---------- EXTRACTED DATA

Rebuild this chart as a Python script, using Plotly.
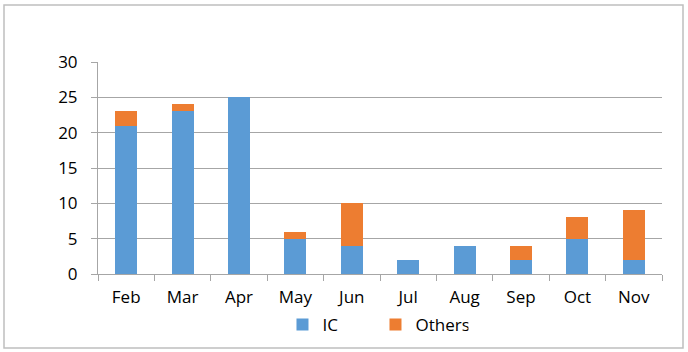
import plotly.graph_objects as go

months = ["Feb", "Mar", "Apr", "May", "Jun", "Jul", "Aug", "Sep", "Oct", "Nov"]
ic = [21, 23, 25, 5, 4, 2, 4, 2, 5, 2]
others = [2, 1, 0, 1, 6, 0, 0, 2, 3, 7]
y_ticks = [0, 5, 10, 15, 20, 25, 30]

W, H = 688, 352
L, R, T, B = 98, 26, 62, 78
pw, ph = W - L - R, H - T - B

fig = go.Figure()
fig.add_trace(go.Bar(x=months, y=ic, name="IC", marker=dict(color="#5b9bd5", line=dict(width=0))))
fig.add_trace(go.Bar(x=months, y=others, name="Others", marker=dict(color="#ed7d31", line=dict(width=0))))

font = "Open Sans, Liberation Sans, sans-serif"
fig.update_layout(
    width=W, height=H, barmode="stack", bargap=0.61,
    margin=dict(l=L, r=R, t=T, b=B, autoexpand=False),
    paper_bgcolor="white", plot_bgcolor="white",
    font=dict(family=font, size=17, color="#000000"),
    legend=dict(orientation="h", x=0.492, xanchor="center", yref="container", y=1 - 325 / H,
                yanchor="middle", bgcolor="rgba(0,0,0,0)",
                font=dict(size=17), itemwidth=30, traceorder="normal",
                entrywidth=48, entrywidthmode="pixels"),
    xaxis=dict(showgrid=False, showline=True, linecolor="#a6a6a6", linewidth=1,
               ticks="outside", tickcolor="#a6a6a6", ticklen=6, tickson="boundaries",
               ticklabelstandoff=8, tickfont=dict(size=17)),
    yaxis=dict(range=[0, 30], tickvals=y_ticks, showgrid=True, gridcolor="#a6a6a6", gridwidth=1,
               showline=True, linecolor="#a6a6a6", linewidth=1, ticks="outside",
               tickcolor="#a6a6a6", ticklen=6, zeroline=False, ticklabelstandoff=10,
               tickfont=dict(size=17)),
    shapes=[dict(type="rect", xref="paper", yref="paper",
                 x0=(4 - L) / pw, x1=(683 - L) / pw,
                 y0=(H - B - 348) / ph, y1=(H - B - 5) / ph,
                 line=dict(color="#bfbfbf", width=1.5), layer="below")],
)
fig.write_html("out.html")
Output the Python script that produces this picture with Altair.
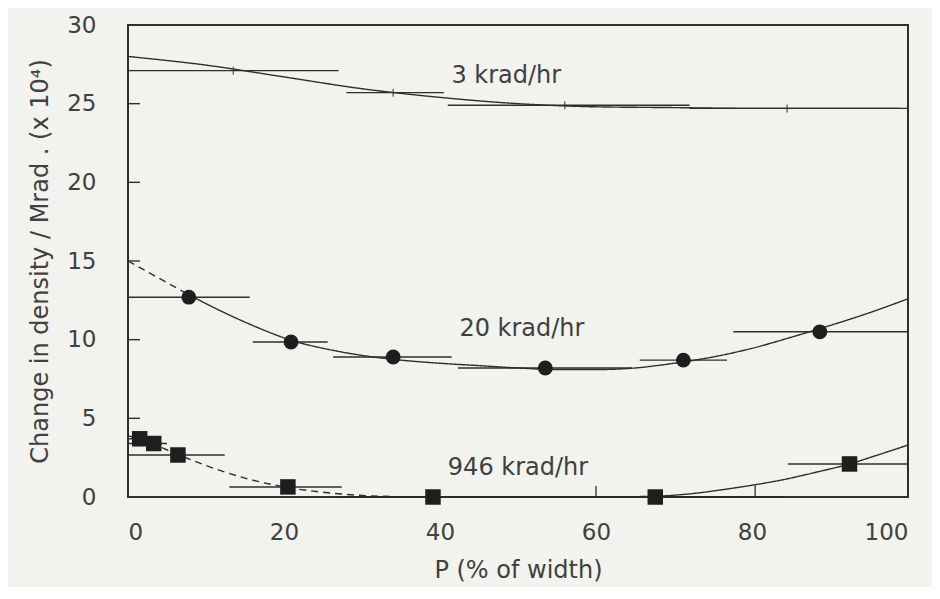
import altair as alt
import pandas as pd

# ---- 3 krad/hr ----
k3_x = [13.5, 34.0, 56.0, 84.5]
k3_y = [27.1, 25.7, 24.9, 24.7]
k3_lo = [0.0, 28.0, 41.0, 72.0]
k3_hi = [27.0, 40.5, 72.0, 99.0]
k3_curve_x = [0, 10, 20, 30, 40, 50, 60, 70, 80, 90, 100]
k3_curve_y = [28.0, 27.45, 26.7, 25.95, 25.4, 25.0, 24.8, 24.75, 24.7, 24.7, 24.7]

# ---- 20 krad/hr ----
k20_x = [7.8, 20.9, 34.0, 53.5, 71.2, 88.7]
k20_y = [12.7, 9.85, 8.9, 8.2, 8.7, 10.5]
k20_lo = [0.0, 16.0, 26.3, 42.3, 65.6, 77.6]
k20_hi = [15.6, 25.6, 41.5, 64.6, 76.8, 100.0]
k20_dash_x = [0, 4, 8]
k20_dash_y = [15.0, 13.9, 12.8]
k20_solid_x = [8, 12, 16, 21, 26, 30, 35, 40, 45, 50, 55, 60, 65, 70, 75, 80, 85, 90, 95, 100]
k20_solid_y = [12.8, 11.8, 10.9, 9.95, 9.35, 9.0, 8.7, 8.5, 8.35, 8.2, 8.1, 8.1, 8.2, 8.5, 8.9, 9.45, 10.15, 10.9, 11.7, 12.6]

# ---- 946 krad/hr ----
k946_x = [1.5, 3.3, 6.4, 20.5, 39.1, 67.6, 92.5]
k946_y = [3.7, 3.4, 2.67, 0.64, 0.0, 0.0, 2.1]
k946_lo = [0.0, 0.0, 0.0, 13.0, 27.5, 53.0, 84.6]
k946_hi = [3.0, 5.0, 12.4, 27.4, 53.0, 84.0, 100.0]
k946_dash_x = [0, 3, 6.4, 10, 15, 20.5, 25, 30, 35, 40]
k946_dash_y = [3.9, 3.4, 2.7, 2.0, 1.2, 0.6, 0.3, 0.1, 0.02, 0.0]
k946_solid_x = [40, 50, 60, 67.6, 72, 76, 80, 84, 88, 92.5, 96, 100]
k946_solid_y = [0.0, 0.0, 0.0, 0.05, 0.2, 0.45, 0.75, 1.1, 1.55, 2.1, 2.65, 3.3]
k946_tick_x = [60.0, 80.4]
k946_tick_top = [0.7, 0.75]

# ---- labels / axes ----
label_text = ["3 krad/hr", "20 krad/hr", "946 krad/hr"]
label_x = [48.5, 50.5, 50.0]
label_y = [26.75, 10.65, 1.85]
x_ticks = [0, 20, 40, 60, 80, 100]
y_ticks = [0, 5, 10, 15, 20, 25, 30]
y_inner_ticks = [5, 10, 15, 20, 25]

INK = "#2e2e2e"
TXT = "#404040"
FONT = "DejaVu Sans"

# build tables
curve_rows = []
def add_curve(name, style, xs, ys):
    for i, (a, b) in enumerate(zip(xs, ys)):
        curve_rows.append({"series": name + style, "style": style, "x": a, "y": b, "o": i})

add_curve("3", "solid", k3_curve_x, k3_curve_y)
add_curve("20", "dashed", k20_dash_x, k20_dash_y)
add_curve("20", "solid", k20_solid_x, k20_solid_y)
add_curve("946", "dashed", k946_dash_x, k946_dash_y)
add_curve("946", "solid", k946_solid_x, k946_solid_y)
curves = pd.DataFrame(curve_rows)

bars = pd.DataFrame({
    "y": k3_y + k20_y + k946_y,
    "lo": k3_lo + k20_lo + k946_lo,
    "hi": k3_hi + k20_hi + k946_hi,
})
k3_df = pd.DataFrame({"x": k3_x, "y": k3_y})
k20_df = pd.DataFrame({"x": k20_x, "y": k20_y})
k946_df = pd.DataFrame({"x": k946_x, "y": k946_y})
vt_df = pd.DataFrame({"x": k946_tick_x, "y": [0.0] * len(k946_tick_x), "y2": k946_tick_top})
lab_df = pd.DataFrame({"t": label_text, "x": label_x, "y": label_y})
yt_df = pd.DataFrame({"y": y_inner_ticks})

xscale = alt.Scale(domain=[0, 100], nice=False, zero=False)
yscale = alt.Scale(domain=[0, 30], nice=False)

X = alt.X("x:Q", scale=xscale, axis=alt.Axis(
    values=x_ticks, title="P (% of width)", labelPadding=24, titlePadding=14,
    ticks=False, domain=False, grid=False))
Y = alt.Y("y:Q", scale=yscale, axis=alt.Axis(
    values=y_ticks, title="Change in density / Mrad . (x 10⁴)", labelPadding=32,
    titlePadding=14, ticks=False, domain=False, grid=False))

line_layer = alt.Chart(curves).mark_line(color=INK, strokeWidth=1.4, interpolate="monotone").encode(
    x=X, y=Y, detail="series:N", order="o:Q",
    strokeDash=alt.StrokeDash("style:N", scale=alt.Scale(domain=["solid", "dashed"], range=[[1, 0], [7, 5]]), legend=None),
)

bar_layer = alt.Chart(bars).mark_rule(color=INK, strokeWidth=1.4).encode(
    x=alt.X("lo:Q", scale=xscale), x2="hi:Q", y=alt.Y("y:Q", scale=yscale)
)

k3_ticks = alt.Chart(k3_df).mark_tick(color=INK, orient="vertical", size=8, thickness=1.4).encode(
    x=alt.X("x:Q", scale=xscale), y=alt.Y("y:Q", scale=yscale)
)

vt_layer = alt.Chart(vt_df).mark_rule(color=INK, strokeWidth=1.3).encode(
    x=alt.X("x:Q", scale=xscale), y=alt.Y("y:Q", scale=yscale), y2="y2:Q"
)

circles = alt.Chart(k20_df).mark_point(shape="circle", filled=True, size=220, color="#1e1e1e", opacity=1).encode(
    x=alt.X("x:Q", scale=xscale), y=alt.Y("y:Q", scale=yscale)
)
squares = alt.Chart(k946_df).mark_point(shape="square", filled=True, size=240, color="#1e1e1e", opacity=1).encode(
    x=alt.X("x:Q", scale=xscale), y=alt.Y("y:Q", scale=yscale)
)

labels = alt.Chart(lab_df).mark_text(font=FONT, fontSize=24, color=TXT, align="center", baseline="middle").encode(
    x=alt.X("x:Q", scale=xscale), y=alt.Y("y:Q", scale=yscale), text="t:N"
)

inner_ticks = alt.Chart(yt_df).mark_rule(color=INK, strokeWidth=1.4).encode(
    x=alt.value(0), x2=alt.value(12), y=alt.Y("y:Q", scale=yscale)
)

chart = alt.layer(
    line_layer, bar_layer, k3_ticks, vt_layer, circles, squares, labels, inner_ticks
).properties(
    width=780, height=472,
    autosize=alt.AutoSizeParams(type="none"),
    padding={"left": 120, "top": 17, "right": 24, "bottom": 90},
    background="#f2f2ef",
).configure_view(
    stroke=INK, strokeWidth=2
).configure_axis(
    labelFont=FONT, titleFont=FONT, labelFontSize=23, titleFontSize=24,
    labelColor=TXT, titleColor=TXT, titleFontWeight="normal"
)

chart.save("out.html", embed_options={"renderer": "svg", "actions": False})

--------------------

Skip the pictures, please, and transcribe only the lines from the beginning of the material through the one that contains "import plotly.graph_objects as go".

Rebuild this chart as a Python script, using Plotly.
import plotly.graph_objects as go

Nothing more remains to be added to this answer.